Dubbels are one of the more famed beers brewed by Trappist monks. The Dubbel originated from Westmalle Abbey in 1856 when they attempted to make a stronger version of the brown ale. From there its evolved into the beer we know today.
For more information on Trappist syle, beer check our Trappist Single Monk Beer Style.
Our plan is to brew up one batch and then split it into two kegs. One we will keep as plain Dubbel and the other will dose with some frozen cherries.
For this recipe, we’re making a 5-gallon batch using the brew in a bag method. To start heat up 6 gallons of water to 158 F. Once the water is heated up we add the grain bag and the grains.
- 64% Belgian Pilsner Malt
- 24% White Wheat
- 4% Special B
- 8% Candy Sugar at the end of boil
We plan to mash at 152 F for 45 minutes. After 45 minutes we pull the grains out. We rinse the grains with 1 gallon of warm water. We bring the wort to boil for 30 minutes. Once the boil has started we add 1.5 oz Willamette hops. They add a faint herbal and spicy quality.
At 15 minutes mark, we add a Whirlflock tablet for clarity and a wort chiller. Then at the end of the boil, we turn the heat off and add in the final ingredient, the candy sugar. Adding it now does two things. Since the heat is off it won’t scorch and taste burnt. And also it will easily dissolve since the wort is still warm.
Adding the cherries
Once the wort is cooled down to 67 F we transfer it into a fermenter. For the yeast, we have decided on While Labs Abbey Ale yeast. This is a great yeast for a range of Belgian beers and it has a good amount of ester and phenol production. The goal is to ferment this around 69 F for 7 to 10 days. Another reason we love Belgian beers is that they are great for beginner brews. You don’t need to worry too much about temperature control.
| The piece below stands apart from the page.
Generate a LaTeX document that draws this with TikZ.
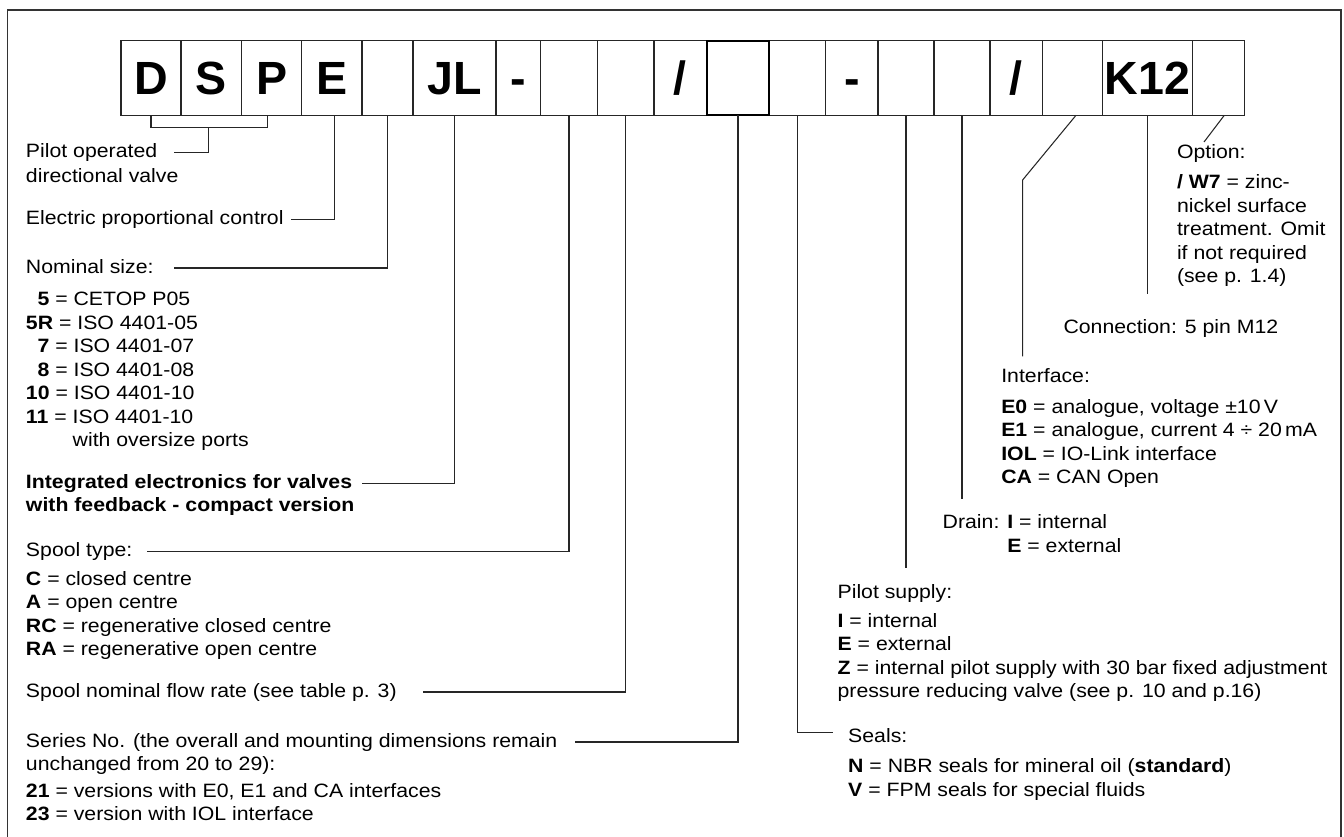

After 10 days we split the beer. In one keg we will add the beer. And in the other keg, we will add a pound of frozen black cherries. For the fruited version we will add the cherries into a sanitized mesh bag and then add it to the keg. After one week these beers were ready to drink
There is a slight difference the cherry one has much more of a red hue to it whereas the regular Dubbel version has more of caramel color to it. They are not the typical dubbel color. Usually, a Dubbel is a deeper color with a slight red hue and we would just associate that to the cand sugar we used.